_EXERCISE DETAILS_.
Using the records below, locate all lines containing "this" and return them.

_RECORD SET_.
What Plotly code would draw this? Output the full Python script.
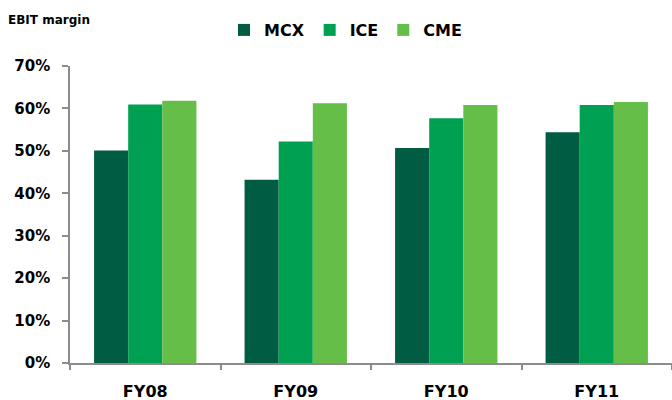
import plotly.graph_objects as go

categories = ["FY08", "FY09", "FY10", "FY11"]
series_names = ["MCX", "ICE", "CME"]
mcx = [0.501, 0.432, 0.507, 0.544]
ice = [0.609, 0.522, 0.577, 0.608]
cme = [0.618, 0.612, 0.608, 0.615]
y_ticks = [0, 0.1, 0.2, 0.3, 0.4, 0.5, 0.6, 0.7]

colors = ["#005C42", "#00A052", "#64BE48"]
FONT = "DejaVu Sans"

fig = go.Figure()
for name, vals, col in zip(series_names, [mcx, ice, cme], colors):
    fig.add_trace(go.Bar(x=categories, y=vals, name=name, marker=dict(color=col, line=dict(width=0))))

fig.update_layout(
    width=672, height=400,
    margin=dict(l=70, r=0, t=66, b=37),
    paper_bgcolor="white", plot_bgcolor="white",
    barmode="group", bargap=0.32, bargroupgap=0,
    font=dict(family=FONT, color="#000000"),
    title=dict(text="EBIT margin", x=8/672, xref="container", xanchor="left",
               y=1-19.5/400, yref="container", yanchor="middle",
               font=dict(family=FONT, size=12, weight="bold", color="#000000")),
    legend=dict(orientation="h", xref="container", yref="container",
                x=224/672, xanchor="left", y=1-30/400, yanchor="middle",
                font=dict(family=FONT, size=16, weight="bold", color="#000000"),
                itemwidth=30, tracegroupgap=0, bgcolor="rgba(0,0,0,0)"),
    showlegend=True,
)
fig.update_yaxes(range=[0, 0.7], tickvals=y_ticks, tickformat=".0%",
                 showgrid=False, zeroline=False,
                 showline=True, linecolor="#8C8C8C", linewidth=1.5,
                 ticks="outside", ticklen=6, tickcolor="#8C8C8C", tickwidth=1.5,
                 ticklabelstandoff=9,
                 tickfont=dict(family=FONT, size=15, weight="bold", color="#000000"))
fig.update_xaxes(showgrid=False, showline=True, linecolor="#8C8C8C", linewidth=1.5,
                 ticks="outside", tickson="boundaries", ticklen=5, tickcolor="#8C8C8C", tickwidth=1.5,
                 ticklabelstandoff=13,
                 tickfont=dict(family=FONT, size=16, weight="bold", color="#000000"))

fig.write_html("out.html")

--

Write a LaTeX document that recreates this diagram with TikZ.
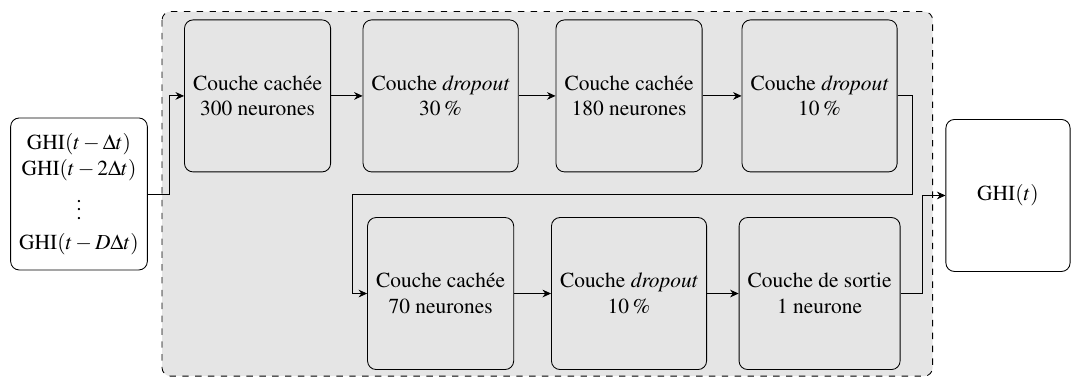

---

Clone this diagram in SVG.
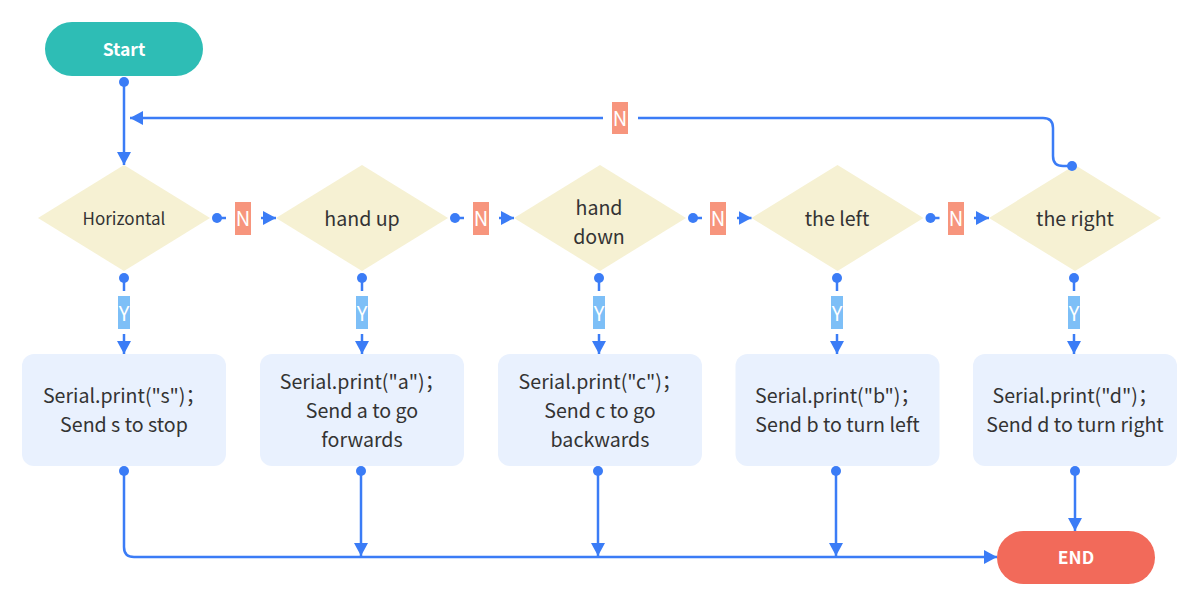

_EXERCISE SOLUTION_.
What Plotly code would draw this? Output the full Python script.
Write a LaTeX document that recreates this diagram with TikZ.
Clone this diagram in SVG.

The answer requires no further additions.